# Your task
Only the lines from the first one through the line with "[0.0, 0.978], color='#a0a0a0', lw=2.5))" should be printed, exactly as they appear.

# Given material
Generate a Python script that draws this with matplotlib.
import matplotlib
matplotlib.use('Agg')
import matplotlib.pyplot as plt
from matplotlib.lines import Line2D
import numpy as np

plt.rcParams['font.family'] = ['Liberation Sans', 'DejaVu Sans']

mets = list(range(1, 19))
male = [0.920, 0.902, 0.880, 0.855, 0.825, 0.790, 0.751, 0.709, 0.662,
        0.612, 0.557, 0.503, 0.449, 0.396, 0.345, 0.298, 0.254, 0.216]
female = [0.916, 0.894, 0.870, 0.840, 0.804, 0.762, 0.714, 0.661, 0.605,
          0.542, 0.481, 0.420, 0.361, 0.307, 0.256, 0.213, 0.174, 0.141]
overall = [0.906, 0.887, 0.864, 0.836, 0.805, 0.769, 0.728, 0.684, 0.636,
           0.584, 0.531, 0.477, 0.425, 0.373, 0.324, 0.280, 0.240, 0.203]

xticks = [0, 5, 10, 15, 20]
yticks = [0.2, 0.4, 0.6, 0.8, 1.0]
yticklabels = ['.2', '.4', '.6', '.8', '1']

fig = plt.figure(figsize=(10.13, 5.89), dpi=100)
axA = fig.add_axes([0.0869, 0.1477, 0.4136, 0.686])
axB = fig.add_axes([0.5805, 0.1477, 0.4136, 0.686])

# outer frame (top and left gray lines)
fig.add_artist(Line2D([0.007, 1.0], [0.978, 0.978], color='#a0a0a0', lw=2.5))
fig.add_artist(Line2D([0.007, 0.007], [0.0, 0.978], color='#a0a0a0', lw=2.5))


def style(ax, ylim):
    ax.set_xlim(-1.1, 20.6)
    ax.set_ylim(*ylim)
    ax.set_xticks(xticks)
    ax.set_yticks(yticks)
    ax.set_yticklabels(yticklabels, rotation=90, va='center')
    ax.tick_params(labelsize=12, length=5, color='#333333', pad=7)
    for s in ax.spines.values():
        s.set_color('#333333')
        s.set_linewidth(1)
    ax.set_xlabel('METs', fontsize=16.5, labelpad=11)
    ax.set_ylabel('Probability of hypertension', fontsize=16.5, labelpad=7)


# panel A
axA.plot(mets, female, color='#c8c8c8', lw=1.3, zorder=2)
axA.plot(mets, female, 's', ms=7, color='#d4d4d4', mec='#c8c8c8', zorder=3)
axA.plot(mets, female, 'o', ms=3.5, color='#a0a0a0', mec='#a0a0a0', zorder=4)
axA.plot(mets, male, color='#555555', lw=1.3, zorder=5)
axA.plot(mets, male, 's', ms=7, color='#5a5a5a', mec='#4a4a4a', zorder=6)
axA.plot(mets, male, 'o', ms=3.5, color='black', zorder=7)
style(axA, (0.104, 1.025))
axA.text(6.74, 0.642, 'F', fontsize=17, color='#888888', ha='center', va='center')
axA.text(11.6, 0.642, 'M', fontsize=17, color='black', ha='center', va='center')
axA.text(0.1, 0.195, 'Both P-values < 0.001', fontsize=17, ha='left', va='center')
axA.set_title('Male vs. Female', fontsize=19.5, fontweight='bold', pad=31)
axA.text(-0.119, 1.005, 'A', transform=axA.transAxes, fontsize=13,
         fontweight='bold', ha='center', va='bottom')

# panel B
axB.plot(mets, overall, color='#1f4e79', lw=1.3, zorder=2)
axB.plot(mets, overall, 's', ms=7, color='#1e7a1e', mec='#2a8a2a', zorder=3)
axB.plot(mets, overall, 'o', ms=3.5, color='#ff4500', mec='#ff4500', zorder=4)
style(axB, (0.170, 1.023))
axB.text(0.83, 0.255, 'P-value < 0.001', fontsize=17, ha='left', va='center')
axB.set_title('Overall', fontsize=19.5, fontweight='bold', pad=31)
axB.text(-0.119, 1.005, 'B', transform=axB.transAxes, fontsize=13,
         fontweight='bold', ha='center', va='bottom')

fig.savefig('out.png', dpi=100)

# Reply
Generate a Python script that draws this with matplotlib.
import matplotlib
matplotlib.use('Agg')
import matplotlib.pyplot as plt
from matplotlib.lines import Line2D
import numpy as np

plt.rcParams['font.family'] = ['Liberation Sans', 'DejaVu Sans']

mets = list(range(1, 19))
male = [0.920, 0.902, 0.880, 0.855, 0.825, 0.790, 0.751, 0.709, 0.662,
        0.612, 0.557, 0.503, 0.449, 0.396, 0.345, 0.298, 0.254, 0.216]
female = [0.916, 0.894, 0.870, 0.840, 0.804, 0.762, 0.714, 0.661, 0.605,
          0.542, 0.481, 0.420, 0.361, 0.307, 0.256, 0.213, 0.174, 0.141]
overall = [0.906, 0.887, 0.864, 0.836, 0.805, 0.769, 0.728, 0.684, 0.636,
           0.584, 0.531, 0.477, 0.425, 0.373, 0.324, 0.280, 0.240, 0.203]

xticks = [0, 5, 10, 15, 20]
yticks = [0.2, 0.4, 0.6, 0.8, 1.0]
yticklabels = ['.2', '.4', '.6', '.8', '1']

fig = plt.figure(figsize=(10.13, 5.89), dpi=100)
axA = fig.add_axes([0.0869, 0.1477, 0.4136, 0.686])
axB = fig.add_axes([0.5805, 0.1477, 0.4136, 0.686])

# outer frame (top and left gray lines)
fig.add_artist(Line2D([0.007, 1.0], [0.978, 0.978], color='#a0a0a0', lw=2.5))
fig.add_artist(Line2D([0.007, 0.007], [0.0, 0.978], color='#a0a0a0', lw=2.5))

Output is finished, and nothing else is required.